William Dembski famously answers that, to infer design, one must find specified complexity. While I won’t try to argue this here, I share the opinion of many that his notion of specification isn’t that well worked out. Del Ratzsch agrees with Dembski that complexity isn’t enough, but Ratzsch argues that what it takes in addition to complexity is mind-affinity, as well as factors that would be relevant to the intent an agent would have to realise a particular value. (Ratzsch doesn’t have a good name for this latter sort of factor; let’s call it “value-affinity”.)

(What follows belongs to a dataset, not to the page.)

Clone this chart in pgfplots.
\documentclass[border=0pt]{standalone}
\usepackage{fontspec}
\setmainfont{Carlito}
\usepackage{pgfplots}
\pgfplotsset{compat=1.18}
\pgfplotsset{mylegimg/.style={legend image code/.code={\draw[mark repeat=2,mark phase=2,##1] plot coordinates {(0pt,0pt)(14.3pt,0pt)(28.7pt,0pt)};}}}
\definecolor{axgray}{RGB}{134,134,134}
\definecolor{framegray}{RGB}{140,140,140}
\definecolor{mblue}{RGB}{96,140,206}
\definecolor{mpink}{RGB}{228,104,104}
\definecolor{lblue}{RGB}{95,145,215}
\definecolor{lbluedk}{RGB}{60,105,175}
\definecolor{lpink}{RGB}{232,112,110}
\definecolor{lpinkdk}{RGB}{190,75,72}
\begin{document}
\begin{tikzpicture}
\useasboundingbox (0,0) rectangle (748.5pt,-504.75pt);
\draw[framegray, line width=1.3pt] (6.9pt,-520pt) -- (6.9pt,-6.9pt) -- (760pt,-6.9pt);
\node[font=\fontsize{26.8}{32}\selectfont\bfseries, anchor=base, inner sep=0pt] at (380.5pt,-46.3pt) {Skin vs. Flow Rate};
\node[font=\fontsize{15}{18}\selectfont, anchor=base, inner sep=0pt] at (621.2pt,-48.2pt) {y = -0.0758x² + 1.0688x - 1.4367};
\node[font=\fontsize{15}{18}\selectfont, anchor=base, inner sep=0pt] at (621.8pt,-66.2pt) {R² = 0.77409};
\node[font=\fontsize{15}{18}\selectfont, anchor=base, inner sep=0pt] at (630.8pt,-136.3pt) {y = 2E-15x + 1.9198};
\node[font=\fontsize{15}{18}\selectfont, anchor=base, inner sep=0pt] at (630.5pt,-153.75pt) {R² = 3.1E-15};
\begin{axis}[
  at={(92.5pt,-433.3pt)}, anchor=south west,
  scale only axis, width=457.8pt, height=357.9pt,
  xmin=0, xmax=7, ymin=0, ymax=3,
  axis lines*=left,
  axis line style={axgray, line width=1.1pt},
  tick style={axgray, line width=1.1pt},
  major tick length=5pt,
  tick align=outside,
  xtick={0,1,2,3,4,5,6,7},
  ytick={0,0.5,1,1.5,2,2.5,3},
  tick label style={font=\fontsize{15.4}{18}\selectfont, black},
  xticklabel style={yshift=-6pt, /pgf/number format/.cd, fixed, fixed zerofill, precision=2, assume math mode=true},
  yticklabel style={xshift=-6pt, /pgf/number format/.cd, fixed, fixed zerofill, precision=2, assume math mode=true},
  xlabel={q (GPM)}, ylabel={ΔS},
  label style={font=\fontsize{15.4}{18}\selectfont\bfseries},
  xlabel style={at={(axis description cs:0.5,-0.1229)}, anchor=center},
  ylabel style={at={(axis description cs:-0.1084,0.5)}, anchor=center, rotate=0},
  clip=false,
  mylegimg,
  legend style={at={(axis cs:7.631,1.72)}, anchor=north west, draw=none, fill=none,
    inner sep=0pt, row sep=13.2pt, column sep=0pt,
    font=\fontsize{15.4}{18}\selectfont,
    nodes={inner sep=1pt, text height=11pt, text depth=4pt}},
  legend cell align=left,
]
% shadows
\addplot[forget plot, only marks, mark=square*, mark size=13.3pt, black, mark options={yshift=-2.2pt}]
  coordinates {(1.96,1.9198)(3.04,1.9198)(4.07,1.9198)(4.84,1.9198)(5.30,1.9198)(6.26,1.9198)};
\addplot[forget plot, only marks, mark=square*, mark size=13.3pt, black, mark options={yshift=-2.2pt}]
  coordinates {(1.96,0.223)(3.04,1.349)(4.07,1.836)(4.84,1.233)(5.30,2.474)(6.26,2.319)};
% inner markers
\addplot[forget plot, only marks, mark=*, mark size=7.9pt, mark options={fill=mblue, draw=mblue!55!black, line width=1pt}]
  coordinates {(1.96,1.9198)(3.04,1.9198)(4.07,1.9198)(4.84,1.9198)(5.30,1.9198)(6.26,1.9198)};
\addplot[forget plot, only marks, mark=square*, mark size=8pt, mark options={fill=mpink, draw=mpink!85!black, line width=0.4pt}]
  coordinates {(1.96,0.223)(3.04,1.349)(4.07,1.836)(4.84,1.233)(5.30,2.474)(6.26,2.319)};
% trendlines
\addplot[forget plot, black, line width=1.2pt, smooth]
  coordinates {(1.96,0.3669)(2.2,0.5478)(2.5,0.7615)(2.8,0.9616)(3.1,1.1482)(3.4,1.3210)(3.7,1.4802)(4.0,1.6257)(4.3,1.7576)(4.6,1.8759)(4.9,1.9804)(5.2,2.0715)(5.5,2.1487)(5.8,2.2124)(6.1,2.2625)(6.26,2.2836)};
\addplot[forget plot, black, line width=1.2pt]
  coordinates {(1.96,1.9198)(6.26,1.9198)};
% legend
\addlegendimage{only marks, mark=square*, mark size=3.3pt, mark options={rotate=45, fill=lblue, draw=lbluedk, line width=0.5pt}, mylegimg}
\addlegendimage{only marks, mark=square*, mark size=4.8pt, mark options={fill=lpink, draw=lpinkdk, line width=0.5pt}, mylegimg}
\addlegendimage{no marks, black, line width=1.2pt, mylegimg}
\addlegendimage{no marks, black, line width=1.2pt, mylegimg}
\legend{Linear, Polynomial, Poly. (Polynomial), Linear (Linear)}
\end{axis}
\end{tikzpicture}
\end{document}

By “mind-affinity”, Ratzsch is getting at patterns that match patterns that a mind would be expected to create. For example, if we saw “John 3:16” spelled out using rocks on the side of a mountain, we would think that that distribution of rocks was the pattern of design, not chance. With value-affinity, Ratzsch is talking about effects that an agent would want to realize in the course of realizing some value. For example, there is evidence that in the distant past there was a nuclear reaction that happened in a river, not as a product of human agency. If that reaction didn’t have any substantive effects, we would probably conclude that the reaction happened as a result of chance processes. But if that reaction was causally efficacious in producing intelligence in human ancestors, and intelligence couldn’t have been produced any other way, we would think it more probable that the reaction happened as a result of design.
In my opinion, Ratzsch is giving a more promising answer than Dembski. Ratzsch’s discussion of mind-affinity and value-affinity on pages 61-69 of his book Nature, Design, and Science is quite brilliant. It’s disappointing that the intelligent design literature focusses on Dembski’s answer and not Ratzsch’s.